> [Aim of the task]: Leave out the images; return the rest of the data exactly.

+---+

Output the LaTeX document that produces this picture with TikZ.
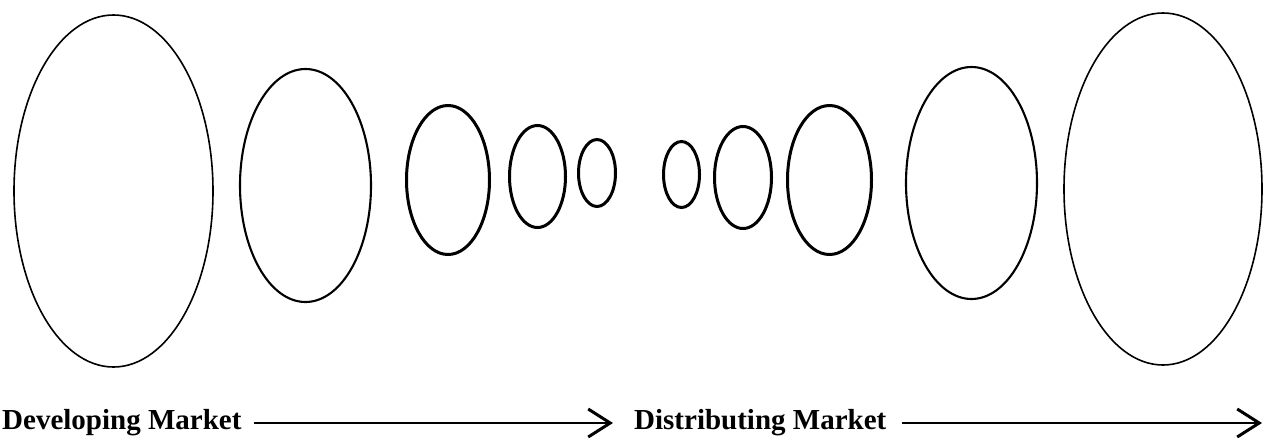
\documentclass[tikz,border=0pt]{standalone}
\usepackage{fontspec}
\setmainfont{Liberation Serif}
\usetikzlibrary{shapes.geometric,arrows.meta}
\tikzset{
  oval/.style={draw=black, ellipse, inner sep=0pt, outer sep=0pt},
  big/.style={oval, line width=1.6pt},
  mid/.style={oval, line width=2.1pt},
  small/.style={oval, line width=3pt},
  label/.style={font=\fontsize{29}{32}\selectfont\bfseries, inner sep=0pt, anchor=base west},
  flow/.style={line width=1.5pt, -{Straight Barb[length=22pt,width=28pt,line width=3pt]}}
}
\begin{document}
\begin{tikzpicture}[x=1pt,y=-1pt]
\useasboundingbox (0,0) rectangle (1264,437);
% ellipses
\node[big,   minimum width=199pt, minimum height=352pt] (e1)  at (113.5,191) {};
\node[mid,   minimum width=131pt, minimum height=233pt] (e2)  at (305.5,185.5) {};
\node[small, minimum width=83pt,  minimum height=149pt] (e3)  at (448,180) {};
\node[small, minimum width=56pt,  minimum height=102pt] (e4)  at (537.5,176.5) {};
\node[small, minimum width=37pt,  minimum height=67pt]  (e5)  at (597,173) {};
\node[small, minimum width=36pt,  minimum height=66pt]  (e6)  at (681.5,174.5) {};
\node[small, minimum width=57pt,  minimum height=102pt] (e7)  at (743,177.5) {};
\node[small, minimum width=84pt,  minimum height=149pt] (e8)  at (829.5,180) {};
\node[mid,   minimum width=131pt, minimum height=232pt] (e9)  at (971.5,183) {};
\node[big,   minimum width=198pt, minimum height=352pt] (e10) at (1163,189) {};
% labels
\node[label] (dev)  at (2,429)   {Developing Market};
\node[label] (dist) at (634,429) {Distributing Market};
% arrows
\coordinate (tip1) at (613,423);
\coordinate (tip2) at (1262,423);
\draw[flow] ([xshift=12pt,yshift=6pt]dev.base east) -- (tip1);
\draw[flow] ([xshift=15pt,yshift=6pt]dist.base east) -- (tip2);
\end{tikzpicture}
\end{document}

+---+

> [The output]:
Output the LaTeX document that produces this picture with TikZ.
\documentclass[tikz,border=0pt]{standalone}
\usepackage{fontspec}
\setmainfont{Liberation Serif}
\usetikzlibrary{shapes.geometric,arrows.meta}
\tikzset{
  oval/.style={draw=black, ellipse, inner sep=0pt, outer sep=0pt},
  big/.style={oval, line width=1.6pt},
  mid/.style={oval, line width=2.1pt},
  small/.style={oval, line width=3pt},
  label/.style={font=\fontsize{29}{32}\selectfont\bfseries, inner sep=0pt, anchor=base west},
  flow/.style={line width=1.5pt, -{Straight Barb[length=22pt,width=28pt,line width=3pt]}}
}
\begin{document}
\begin{tikzpicture}[x=1pt,y=-1pt]
\useasboundingbox (0,0) rectangle (1264,437);
% ellipses
\node[big,   minimum width=199pt, minimum height=352pt] (e1)  at (113.5,191) {};
\node[mid,   minimum width=131pt, minimum height=233pt] (e2)  at (305.5,185.5) {};
\node[small, minimum width=83pt,  minimum height=149pt] (e3)  at (448,180) {};
\node[small, minimum width=56pt,  minimum height=102pt] (e4)  at (537.5,176.5) {};
\node[small, minimum width=37pt,  minimum height=67pt]  (e5)  at (597,173) {};
\node[small, minimum width=36pt,  minimum height=66pt]  (e6)  at (681.5,174.5) {};
\node[small, minimum width=57pt,  minimum height=102pt] (e7)  at (743,177.5) {};
\node[small, minimum width=84pt,  minimum height=149pt] (e8)  at (829.5,180) {};
\node[mid,   minimum width=131pt, minimum height=232pt] (e9)  at (971.5,183) {};
\node[big,   minimum width=198pt, minimum height=352pt] (e10) at (1163,189) {};
% labels
\node[label] (dev)  at (2,429)   {Developing Market};
\node[label] (dist) at (634,429) {Distributing Market};
% arrows
\coordinate (tip1) at (613,423);
\coordinate (tip2) at (1262,423);
\draw[flow] ([xshift=12pt,yshift=6pt]dev.base east) -- (tip1);
\draw[flow] ([xshift=15pt,yshift=6pt]dist.base east) -- (tip2);
\end{tikzpicture}
\end{document}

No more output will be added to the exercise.